╭─ Given information

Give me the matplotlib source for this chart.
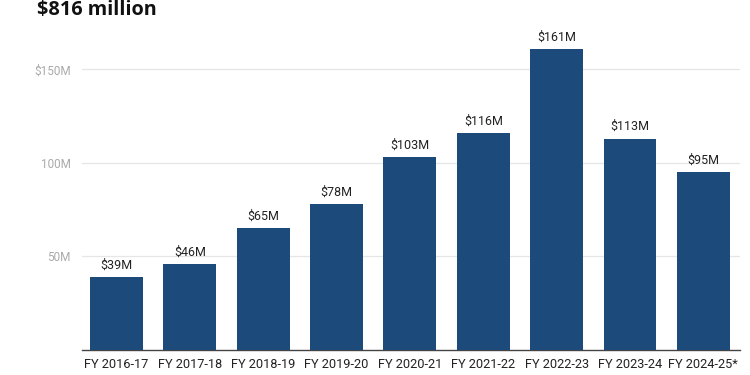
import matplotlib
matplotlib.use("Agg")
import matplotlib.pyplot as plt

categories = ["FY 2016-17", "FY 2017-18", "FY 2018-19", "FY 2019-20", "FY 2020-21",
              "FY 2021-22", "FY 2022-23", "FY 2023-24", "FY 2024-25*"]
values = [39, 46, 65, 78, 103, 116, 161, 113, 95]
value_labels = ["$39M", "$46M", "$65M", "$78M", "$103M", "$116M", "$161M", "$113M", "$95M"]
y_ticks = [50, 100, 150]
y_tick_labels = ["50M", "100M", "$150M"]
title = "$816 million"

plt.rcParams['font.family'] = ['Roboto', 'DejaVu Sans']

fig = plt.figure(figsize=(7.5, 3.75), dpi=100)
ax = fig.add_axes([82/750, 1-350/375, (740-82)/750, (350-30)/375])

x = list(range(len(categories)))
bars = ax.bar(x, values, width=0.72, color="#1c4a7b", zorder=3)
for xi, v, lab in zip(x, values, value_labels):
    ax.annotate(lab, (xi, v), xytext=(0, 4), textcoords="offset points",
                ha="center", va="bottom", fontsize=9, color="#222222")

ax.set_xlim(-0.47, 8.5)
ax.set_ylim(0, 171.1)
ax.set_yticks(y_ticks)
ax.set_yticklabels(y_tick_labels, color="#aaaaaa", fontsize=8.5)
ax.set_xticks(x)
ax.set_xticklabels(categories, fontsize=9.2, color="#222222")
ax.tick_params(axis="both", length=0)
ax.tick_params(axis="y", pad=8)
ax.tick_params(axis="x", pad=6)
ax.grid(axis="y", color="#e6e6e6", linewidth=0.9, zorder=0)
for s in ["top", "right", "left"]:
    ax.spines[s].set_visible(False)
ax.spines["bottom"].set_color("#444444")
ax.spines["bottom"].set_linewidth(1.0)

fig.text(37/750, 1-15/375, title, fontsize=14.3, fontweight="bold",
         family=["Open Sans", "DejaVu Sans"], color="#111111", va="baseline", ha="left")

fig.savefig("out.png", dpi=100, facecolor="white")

╰─

◆ **Work to do**: Return to the listing above and set it down exactly, leaving out its pictures.

◆ **Result below**:
Give me the matplotlib source for this chart.
import matplotlib
matplotlib.use("Agg")
import matplotlib.pyplot as plt

categories = ["FY 2016-17", "FY 2017-18", "FY 2018-19", "FY 2019-20", "FY 2020-21",
              "FY 2021-22", "FY 2022-23", "FY 2023-24", "FY 2024-25*"]
values = [39, 46, 65, 78, 103, 116, 161, 113, 95]
value_labels = ["$39M", "$46M", "$65M", "$78M", "$103M", "$116M", "$161M", "$113M", "$95M"]
y_ticks = [50, 100, 150]
y_tick_labels = ["50M", "100M", "$150M"]
title = "$816 million"

plt.rcParams['font.family'] = ['Roboto', 'DejaVu Sans']

fig = plt.figure(figsize=(7.5, 3.75), dpi=100)
ax = fig.add_axes([82/750, 1-350/375, (740-82)/750, (350-30)/375])

x = list(range(len(categories)))
bars = ax.bar(x, values, width=0.72, color="#1c4a7b", zorder=3)
for xi, v, lab in zip(x, values, value_labels):
    ax.annotate(lab, (xi, v), xytext=(0, 4), textcoords="offset points",
                ha="center", va="bottom", fontsize=9, color="#222222")

ax.set_xlim(-0.47, 8.5)
ax.set_ylim(0, 171.1)
ax.set_yticks(y_ticks)
ax.set_yticklabels(y_tick_labels, color="#aaaaaa", fontsize=8.5)
ax.set_xticks(x)
ax.set_xticklabels(categories, fontsize=9.2, color="#222222")
ax.tick_params(axis="both", length=0)
ax.tick_params(axis="y", pad=8)
ax.tick_params(axis="x", pad=6)
ax.grid(axis="y", color="#e6e6e6", linewidth=0.9, zorder=0)
for s in ["top", "right", "left"]:
    ax.spines[s].set_visible(False)
ax.spines["bottom"].set_color("#444444")
ax.spines["bottom"].set_linewidth(1.0)

fig.text(37/750, 1-15/375, title, fontsize=14.3, fontweight="bold",
         family=["Open Sans", "DejaVu Sans"], color="#111111", va="baseline", ha="left")

fig.savefig("out.png", dpi=100, facecolor="white")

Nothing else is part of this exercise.